Title:Flatness Guided Test-Time Adaptation for Vision-Language Models

Abstract:Test-time adaptation (TTA) of Vision-Language Models (VLMs) has emerged as a technique for tackling distribution shifts during the test time. Recent research indicates that the test-time adaptation is intrinsically linked to the model's training history. However, existing TTA methods, such as Test-time Prompt Tuning, often design adaptation strategies in isolation from the models' training characteristics, which degrade their performance. This paper argues that the flatness acquired via sharpness-aware training is an efficient clue for the test-time adaptation of VLMs. Built on this insight, this paper proposes a novel Flatness-Guided Adaptation framework (FGA) for VLMs to cohesively unify training and test-time procedures.
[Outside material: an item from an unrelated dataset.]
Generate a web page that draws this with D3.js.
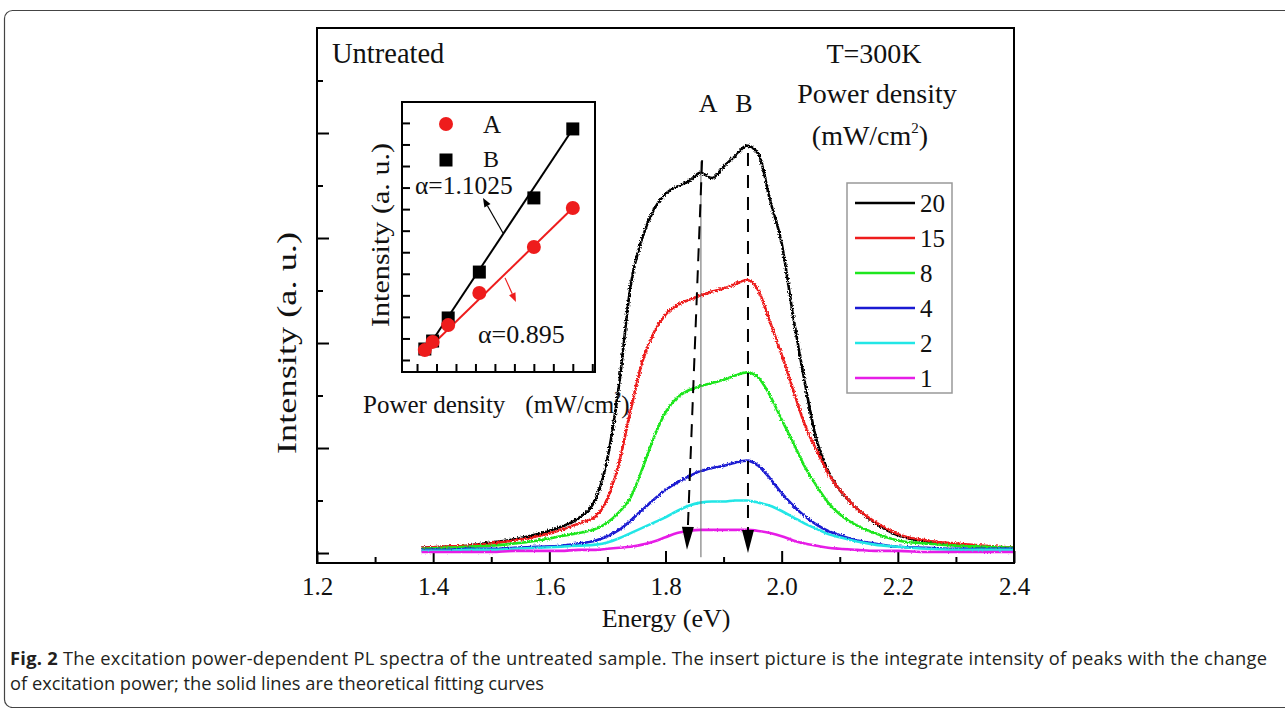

Its core idea is to leverage the alignment between the training minimum and test loss flat regions to guide the adaptation process. Specifically, our FGA consists of a prompt-tuning stage and a test-time adaptation stage. In the tuning stage, a Sharpness-Aware Prompt Tuning method is utilized to identify the training flat minimum, offering a geometric clue of flatness for subsequent adaptation. In the test stage, a Sharpness-based Test Sample Selection approach is proposed to ensure the alignment of flat minima between the training and each augmented test sample's loss landscape. In comparison to existing TTA methods, our FGA avoids the expensive prompt parameter updates during test time, and substantially reduces the computation overhead. Extensive experiments on both domain generalization and cross-dataset benchmarks demonstrate that our FGA achieves superior performance over prevalent TTA methods. Notably, when employing a ViT-B/16 image encoder, FGA even outperforms TPT+CoOp by an average of 4.88% across all four ImageNet out-of-domain variants.